A GIS multiple criteria decision approach using AHP for solar power plant: the case of North Lebanon

Abstract

The electricity sector in Lebanon is known for its chronic inefficiency. The aging power plants, the lack of maintenance, and the shortage in funding are often cited as some of the major causes of the longstanding crisis. Lately, the influx of refugees and their colonization in the peripheral regions of Lebanon imposed additional demand. This aggravated the gap between limited production capacity and electricity demand. Power outages and rationing hours increased dramatically reaching 12 h daily in the majority of the Lebanese territories. Consequently, citizens diverted toward the sporadic informal electricity providers (IEP) or private diesel generators leading to a paramount emission of carbon due to excessive and uncontrolled fuel burning.
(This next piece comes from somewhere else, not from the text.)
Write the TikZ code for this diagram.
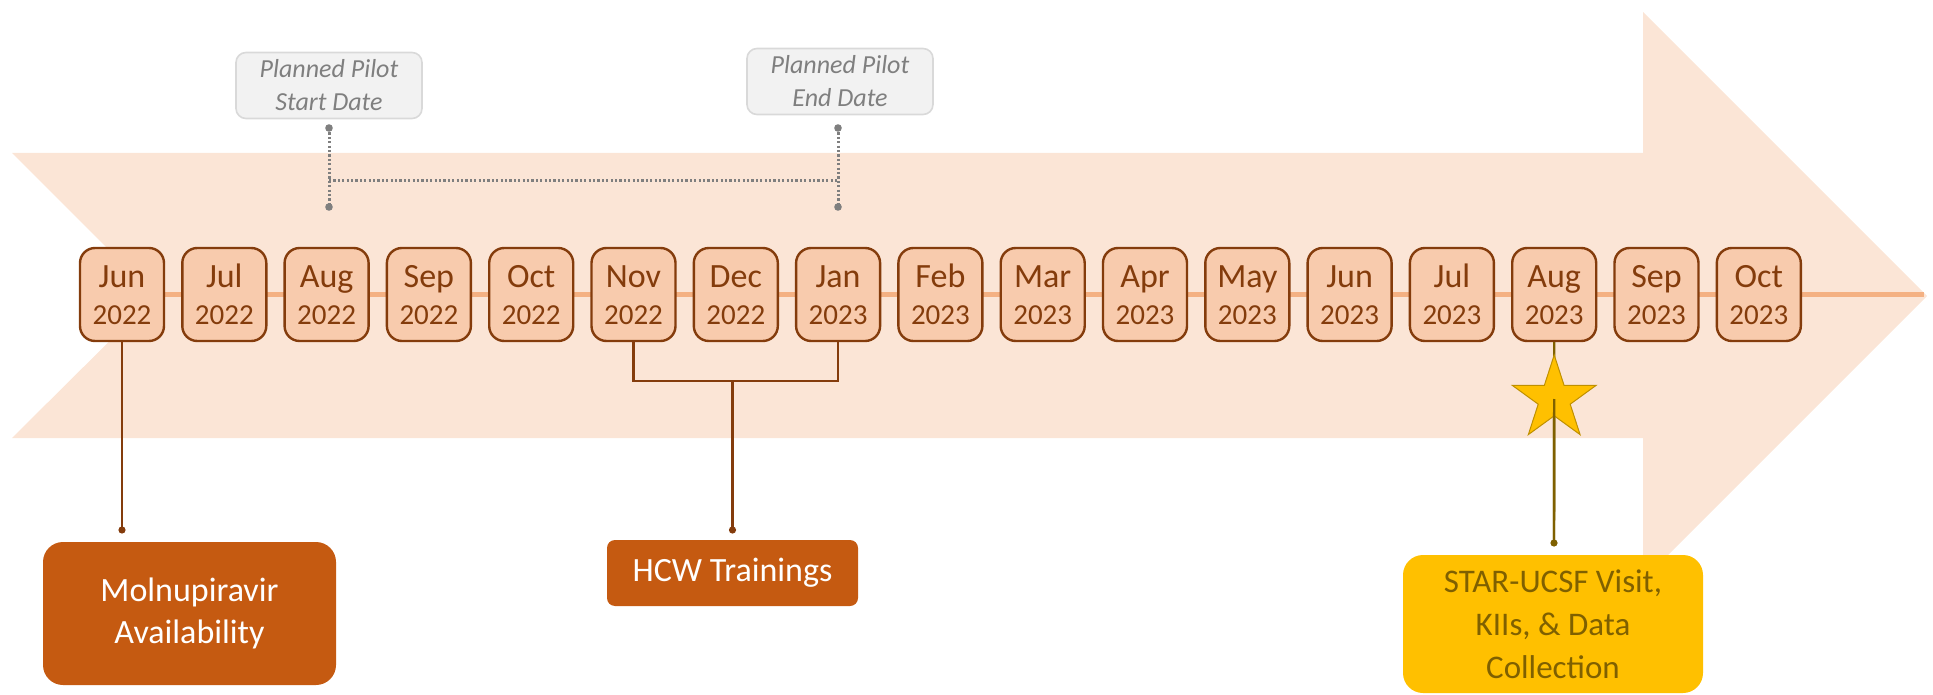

To overcome both the environmental and electrical shortage dilemmas, the Lebanese government decided to shift toward alternative energy production especially wind farms and solar power plants (SPP). Deciding on a suitable location for solar power plants entails spatial analysis taking into account, among other factors, climatological, topographical, and economic restrictions. Multi-criteria decision-making (MCDM) using the analytical hierarchy process (AHP) method provides a robust process for evaluating and prioritizing alternative decisions in order to find an optimal location. Geographic information system (GIS) spatial analysis and data visualization capabilities were exploited. A weighted linear combination (WLC) overlay analysis was carried out to generate suitable sites. The North Lebanon Governorate is the adopted case study. Based on the annual electric power generation potential, the study succeeded in selecting one appropriate region in the site of Amioun that can compensate for North Lebanon power deficit estimated to be around 300 MW. The site of Amioun has a total area of 2.8 km2 and can generate a minimum of 147 MW and a maximum of 467 MW of electricity given 25% efficiency for the SPP. Hence, the SPP at the site of Amioun can compensate for Kadisha’s power deficiency estimated to be around 300 MW, alleviate the current power crisis in the north, and supply clean green renewable energy. Additionally, this study developed a pioneer model for SPP site suitably analysis for North Lebanon that can be replicated across all the Lebanese territories.